[Rows from a dataset of charts and code]
====
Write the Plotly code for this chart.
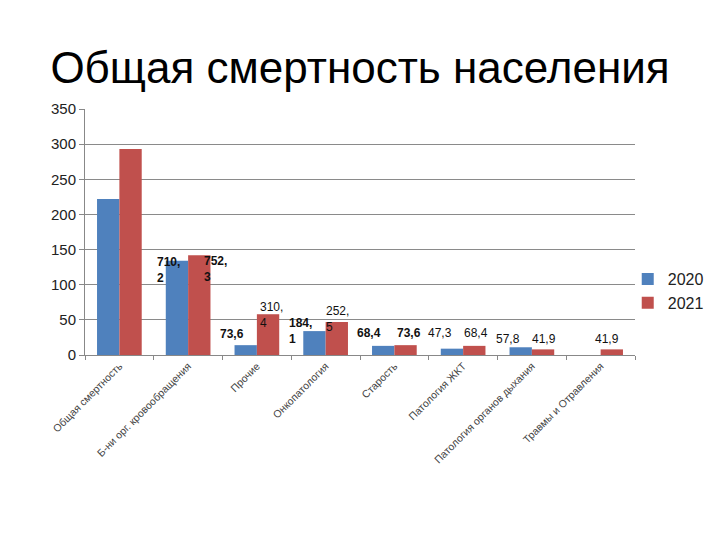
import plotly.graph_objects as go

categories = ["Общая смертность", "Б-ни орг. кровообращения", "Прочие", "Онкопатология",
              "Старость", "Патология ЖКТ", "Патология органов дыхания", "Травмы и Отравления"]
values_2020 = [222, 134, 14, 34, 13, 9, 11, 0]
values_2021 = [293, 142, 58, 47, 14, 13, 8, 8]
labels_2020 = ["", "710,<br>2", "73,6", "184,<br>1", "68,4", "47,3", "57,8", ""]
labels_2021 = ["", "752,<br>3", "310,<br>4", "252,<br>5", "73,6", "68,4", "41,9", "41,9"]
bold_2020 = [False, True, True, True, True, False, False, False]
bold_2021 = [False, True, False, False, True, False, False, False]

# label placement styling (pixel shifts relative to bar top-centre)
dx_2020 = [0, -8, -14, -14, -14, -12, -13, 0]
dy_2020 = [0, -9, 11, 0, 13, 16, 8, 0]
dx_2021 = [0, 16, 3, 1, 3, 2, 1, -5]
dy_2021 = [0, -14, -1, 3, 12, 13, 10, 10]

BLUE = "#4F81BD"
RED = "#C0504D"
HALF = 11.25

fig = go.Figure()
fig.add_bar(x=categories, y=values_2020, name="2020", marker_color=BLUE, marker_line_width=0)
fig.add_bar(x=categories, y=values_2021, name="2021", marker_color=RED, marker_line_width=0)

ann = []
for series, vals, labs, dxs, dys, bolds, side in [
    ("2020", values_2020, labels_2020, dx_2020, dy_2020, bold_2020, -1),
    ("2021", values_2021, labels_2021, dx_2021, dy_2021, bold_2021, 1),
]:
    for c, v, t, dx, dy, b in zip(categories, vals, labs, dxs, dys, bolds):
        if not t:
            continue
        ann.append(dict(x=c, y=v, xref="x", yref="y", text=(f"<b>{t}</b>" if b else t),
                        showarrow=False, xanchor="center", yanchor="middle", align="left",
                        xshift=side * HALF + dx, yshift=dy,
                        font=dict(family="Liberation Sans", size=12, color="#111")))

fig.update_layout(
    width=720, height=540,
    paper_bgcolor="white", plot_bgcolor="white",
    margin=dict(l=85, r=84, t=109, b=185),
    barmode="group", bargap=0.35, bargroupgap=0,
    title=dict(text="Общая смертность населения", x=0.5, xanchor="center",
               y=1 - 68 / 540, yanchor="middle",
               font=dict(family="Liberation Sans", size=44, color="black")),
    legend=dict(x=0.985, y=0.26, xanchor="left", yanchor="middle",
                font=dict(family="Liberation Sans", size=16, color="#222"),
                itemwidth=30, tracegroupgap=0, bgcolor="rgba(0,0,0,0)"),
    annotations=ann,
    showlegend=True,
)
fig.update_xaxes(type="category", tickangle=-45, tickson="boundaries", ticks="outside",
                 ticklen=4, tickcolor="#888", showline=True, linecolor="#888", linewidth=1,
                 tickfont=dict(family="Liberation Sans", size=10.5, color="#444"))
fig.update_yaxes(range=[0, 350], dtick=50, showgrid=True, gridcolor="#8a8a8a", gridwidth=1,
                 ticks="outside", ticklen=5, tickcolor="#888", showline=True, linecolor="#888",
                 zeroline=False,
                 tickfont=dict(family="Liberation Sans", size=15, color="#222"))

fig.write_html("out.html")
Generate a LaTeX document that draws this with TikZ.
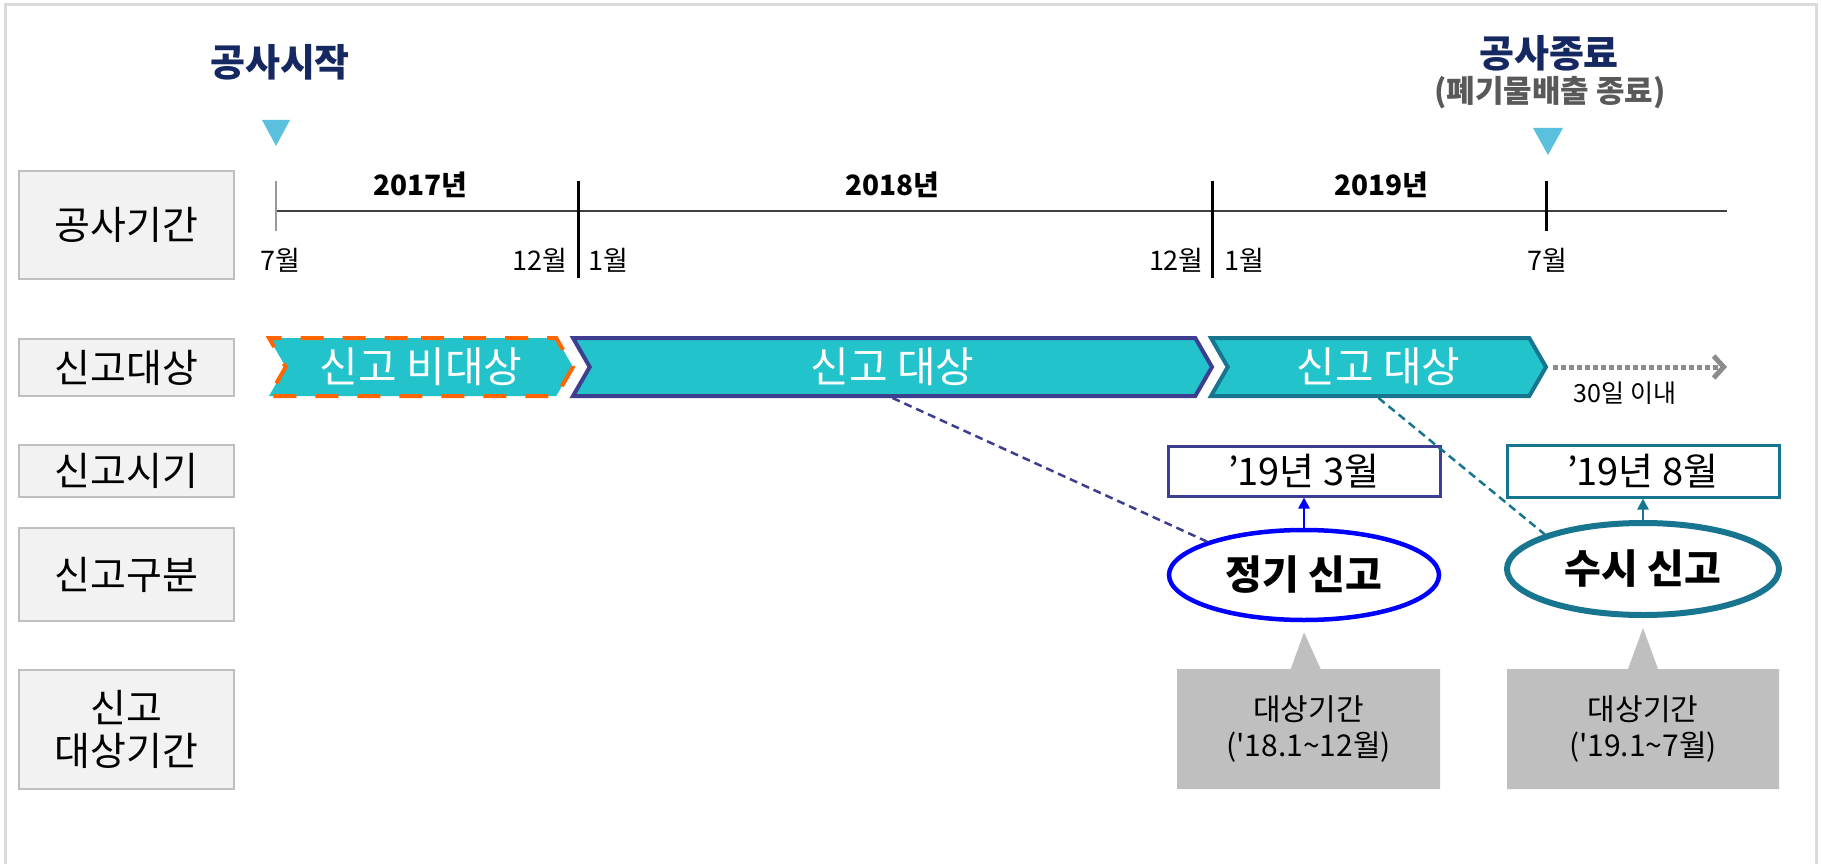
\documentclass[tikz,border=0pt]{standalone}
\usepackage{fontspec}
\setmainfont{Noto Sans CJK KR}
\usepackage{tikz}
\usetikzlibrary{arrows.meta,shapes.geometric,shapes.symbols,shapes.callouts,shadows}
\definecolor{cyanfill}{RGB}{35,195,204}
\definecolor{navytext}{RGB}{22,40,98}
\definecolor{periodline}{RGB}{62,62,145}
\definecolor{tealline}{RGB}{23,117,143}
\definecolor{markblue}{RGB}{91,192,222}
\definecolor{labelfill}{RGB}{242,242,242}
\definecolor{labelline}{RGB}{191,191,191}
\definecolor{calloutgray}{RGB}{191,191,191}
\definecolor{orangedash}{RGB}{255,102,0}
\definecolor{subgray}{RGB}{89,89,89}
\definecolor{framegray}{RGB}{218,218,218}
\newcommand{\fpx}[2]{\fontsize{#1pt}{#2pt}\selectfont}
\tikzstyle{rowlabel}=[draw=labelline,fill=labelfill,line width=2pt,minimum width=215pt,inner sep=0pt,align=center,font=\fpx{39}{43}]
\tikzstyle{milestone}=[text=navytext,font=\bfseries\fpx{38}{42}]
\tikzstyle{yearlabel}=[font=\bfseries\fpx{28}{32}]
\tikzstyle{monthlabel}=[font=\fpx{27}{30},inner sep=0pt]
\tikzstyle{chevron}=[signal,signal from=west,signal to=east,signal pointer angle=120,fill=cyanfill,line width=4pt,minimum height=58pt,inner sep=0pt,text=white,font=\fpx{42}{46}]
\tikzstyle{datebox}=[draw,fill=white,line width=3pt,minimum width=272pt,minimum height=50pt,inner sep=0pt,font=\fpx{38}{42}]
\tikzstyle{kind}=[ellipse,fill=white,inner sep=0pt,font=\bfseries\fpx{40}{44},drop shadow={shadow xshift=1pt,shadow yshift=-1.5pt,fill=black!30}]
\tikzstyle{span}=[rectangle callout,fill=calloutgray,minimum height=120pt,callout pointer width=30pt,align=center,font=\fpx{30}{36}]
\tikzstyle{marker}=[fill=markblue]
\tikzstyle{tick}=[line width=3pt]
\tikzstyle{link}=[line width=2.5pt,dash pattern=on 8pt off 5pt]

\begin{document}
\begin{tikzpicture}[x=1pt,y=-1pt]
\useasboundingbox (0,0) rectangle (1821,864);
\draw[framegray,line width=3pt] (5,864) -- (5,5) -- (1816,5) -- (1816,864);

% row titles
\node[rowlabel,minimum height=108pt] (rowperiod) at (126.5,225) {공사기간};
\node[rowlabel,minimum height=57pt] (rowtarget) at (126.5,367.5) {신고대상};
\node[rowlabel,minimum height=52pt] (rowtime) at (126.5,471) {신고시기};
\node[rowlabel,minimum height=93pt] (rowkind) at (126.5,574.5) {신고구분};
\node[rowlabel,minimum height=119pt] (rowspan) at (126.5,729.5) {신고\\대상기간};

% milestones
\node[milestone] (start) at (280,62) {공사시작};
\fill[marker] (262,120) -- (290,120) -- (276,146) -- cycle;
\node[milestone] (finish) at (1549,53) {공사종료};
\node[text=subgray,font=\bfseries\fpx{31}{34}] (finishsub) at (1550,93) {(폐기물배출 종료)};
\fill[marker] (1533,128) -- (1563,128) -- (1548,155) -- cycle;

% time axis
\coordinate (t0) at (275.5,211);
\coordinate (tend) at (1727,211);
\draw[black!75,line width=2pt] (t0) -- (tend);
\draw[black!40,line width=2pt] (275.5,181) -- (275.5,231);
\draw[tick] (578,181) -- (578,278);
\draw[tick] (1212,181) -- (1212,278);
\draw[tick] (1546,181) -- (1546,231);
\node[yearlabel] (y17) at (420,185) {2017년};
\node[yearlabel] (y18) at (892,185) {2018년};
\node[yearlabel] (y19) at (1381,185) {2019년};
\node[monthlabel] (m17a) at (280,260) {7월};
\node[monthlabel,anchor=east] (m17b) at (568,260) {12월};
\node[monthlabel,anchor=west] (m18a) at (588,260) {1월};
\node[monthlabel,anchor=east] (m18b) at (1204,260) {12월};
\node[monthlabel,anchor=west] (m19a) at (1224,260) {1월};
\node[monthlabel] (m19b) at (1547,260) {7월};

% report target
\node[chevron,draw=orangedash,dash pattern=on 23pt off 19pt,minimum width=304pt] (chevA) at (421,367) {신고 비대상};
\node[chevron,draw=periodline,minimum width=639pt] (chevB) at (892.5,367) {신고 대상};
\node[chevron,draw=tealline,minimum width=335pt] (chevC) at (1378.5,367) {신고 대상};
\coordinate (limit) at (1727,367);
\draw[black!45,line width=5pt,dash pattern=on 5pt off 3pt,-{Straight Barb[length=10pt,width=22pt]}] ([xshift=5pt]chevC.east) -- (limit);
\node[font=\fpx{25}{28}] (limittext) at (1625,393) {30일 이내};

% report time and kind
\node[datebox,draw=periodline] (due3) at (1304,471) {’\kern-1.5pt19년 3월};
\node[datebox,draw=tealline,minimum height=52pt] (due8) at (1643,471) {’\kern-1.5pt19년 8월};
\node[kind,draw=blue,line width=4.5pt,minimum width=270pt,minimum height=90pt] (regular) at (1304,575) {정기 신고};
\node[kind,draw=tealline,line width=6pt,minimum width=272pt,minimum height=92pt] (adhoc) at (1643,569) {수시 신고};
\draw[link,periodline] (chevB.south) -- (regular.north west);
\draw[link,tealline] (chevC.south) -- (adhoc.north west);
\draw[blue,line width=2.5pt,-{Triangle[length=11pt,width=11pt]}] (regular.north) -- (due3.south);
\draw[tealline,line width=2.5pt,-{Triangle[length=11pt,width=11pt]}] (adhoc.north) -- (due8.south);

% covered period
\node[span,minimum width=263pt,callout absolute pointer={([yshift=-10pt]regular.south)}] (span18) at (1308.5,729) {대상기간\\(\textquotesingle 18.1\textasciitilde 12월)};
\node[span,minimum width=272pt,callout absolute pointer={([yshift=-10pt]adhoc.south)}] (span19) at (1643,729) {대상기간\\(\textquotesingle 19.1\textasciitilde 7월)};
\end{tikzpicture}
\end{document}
====
Exercise task — Go through the records and show every line with the string "this" in it.

Answer to the problem —
Write the Plotly code for this chart.
Generate a LaTeX document that draws this with TikZ.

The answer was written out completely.